Photocatalytic oxidation of gaseous benzene, toluene and xylene under UV and visible irradiation over Mn-doped TiO2 nanoparticles

Abstract

The photocatalytic oxidation of gaseous benzene, toluene and xylene (BTX) over un-doped, 0.1 and 1 wt% Mn-TiO2 nanoparticles under ultraviolet and visible irradiation was studied in atmosphere of synthetic air or inert gas. The photocatalytic decomposition efficiency and the oxidation products were determined using a Static Photochemical Reactor coupled with FTIR spectroscopy. BTX underwent efficient decomposition over Mn-TiO2 photocatalysts under UV irradiation, more with oxygen presence and less without oxygen.
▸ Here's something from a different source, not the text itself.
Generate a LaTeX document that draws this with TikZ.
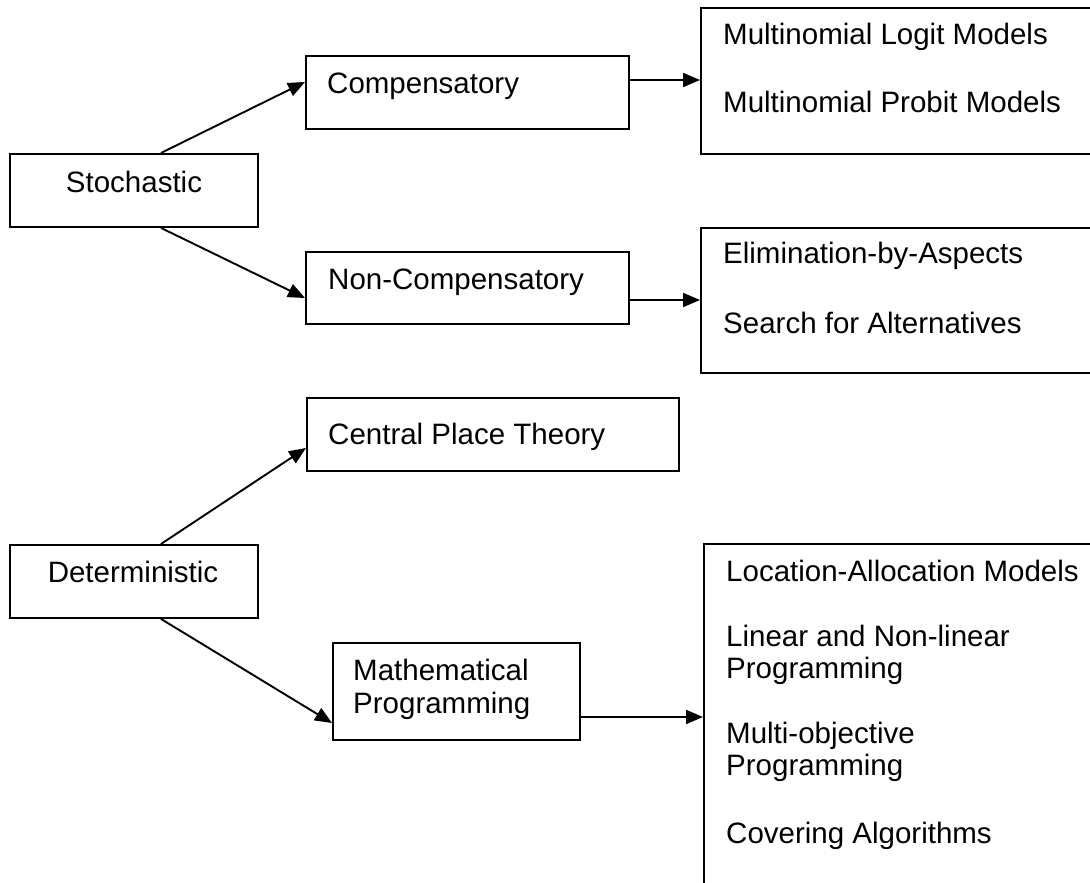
\documentclass[tikz,border=0pt]{standalone}
\usepackage{fontspec}
\setmainfont{Liberation Sans}
\usetikzlibrary{arrows.meta}

\tikzset{
  box/.style={draw, line width=1.9pt, inner sep=0pt, anchor=north west},
  txt/.style={inner sep=0pt, font=\fontsize{29.5pt}{33pt}\selectfont},
  arr/.style={line width=1.9pt, -{Triangle[length=17pt,width=14pt]}},
}

\begin{document}
\begin{tikzpicture}[x=1pt, y=-1pt]
  \useasboundingbox (0,0) rectangle (1090,883);
  \clip (0,0) rectangle (1090,883);

  % left column
  \node[box, minimum width=248pt, minimum height=73pt] (stoch) at (9,153) {};
  \node[box, minimum width=248pt, minimum height=73pt] (det)   at (9,544) {};

  % middle column
  \node[box, minimum width=323pt, minimum height=73pt] (comp) at (305,55)  {};
  \node[box, minimum width=323pt, minimum height=72pt] (nonc) at (305,251) {};
  \node[box, minimum width=372pt, minimum height=73pt] (cpt)  at (306,397) {};
  \node[box, minimum width=247pt, minimum height=97pt] (math) at (332,642) {};

  % right column (boxes run past the right and bottom edges)
  \node[box, minimum width=420pt, minimum height=146pt] (mods)  at (700,7)   {};
  \node[box, minimum width=420pt, minimum height=145pt] (elim)  at (700,227) {};
  \node[box, minimum width=420pt, minimum height=400pt] (progs) at (703,543) {};

  % labels
  \node[txt, anchor=base] (tstoch) at (134,192) {Stochastic};
  \node[txt, anchor=base] (tdet)   at (133,582) {Deterministic};
  \node[txt, anchor=base west] (tcomp) at (327,93)  {Compensatory};
  \node[txt, anchor=base west] (tnonc) at (328,289) {Non-Compensatory};
  \node[txt, anchor=base west] (tcpt)  at (328,444) {Central Place Theory};
  \node[txt, anchor=base west] (tmath1) at (353,680) {Mathematical};
  \node[txt, anchor=base west] (tmath2) at (353,713) {Programming};

  \node[txt, anchor=base west] (tlogit)  at (723,45)  {Multinomial Logit Models};
  \node[txt, anchor=base west] (tprobit) at (723,113) {Multinomial Probit Models};
  \node[txt, anchor=base west] (teba)    at (723,263) {Elimination-by-Aspects};
  \node[txt, anchor=base west] (tsearch) at (723,333) {Search for Alternatives};

  \node[txt, anchor=base west] (tloc)  at (726,581) {Location-Allocation Models};
  \node[txt, anchor=base west] (tlin1) at (726,646) {Linear and Non-linear};
  \node[txt, anchor=base west] (tlin2) at (726,678) {Programming};
  \node[txt, anchor=base west] (tmul1) at (726,743) {Multi-objective};
  \node[txt, anchor=base west] (tmul2) at (726,775) {Programming};
  \node[txt, anchor=base west] (tcov)  at (726,843) {Covering Algorithms};

  % branching connectors
  \draw[arr] ([xshift=27pt]stoch.north) -- ([yshift=-27pt]comp.north west);
  \draw[arr] ([xshift=27pt]stoch.south) -- ([yshift=-47pt]nonc.north west);
  \draw[arr] ([xshift=27pt]det.north)   -- ([yshift=-51pt]cpt.north west);
  \draw[arr] ([xshift=27pt]det.south)   -- ([yshift=-81pt]math.north west);

  % horizontal connectors into the lists
  \coordinate (c1) at ([yshift=-25pt]comp.north east);
  \coordinate (c2) at ([yshift=-49pt]nonc.north east);
  \coordinate (c3) at ([yshift=-75pt]math.north east);
  \draw[arr] (c1) -- (c1 -| mods.west);
  \draw[arr] (c2) -- (c2 -| elim.west);
  \draw[arr] (c3) -- (c3 -| progs.west);
\end{tikzpicture}
\end{document}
More important toluene and xylene went substantial decomposition over 0.1 mol% Mn-TiO2 under visible irradiation with oxygen presence. The main final oxidation products in the UV photocatalysis of BTX were CO2, CO and H2O, with CO2 and CO yields 4 and 2 respectively. The conversion percentage of benzene, toluene, and xylene to CO2 were 63.6%, 56.4%, 51.8%, and to CO 29%, 26.5%, 23.2%, respectively. In the visible photocatalysis of toluene and xylene the yields of CO were insignificant. Formation of carbon containing deposits on TiO2 surfaces was observed after extensive UV photocatalysis of toluene and xylene, and such by-products surface coverage may reduce the photocatalytic activity of TiO2 samples. Some aspects of the photocatalytic mechanism were examined.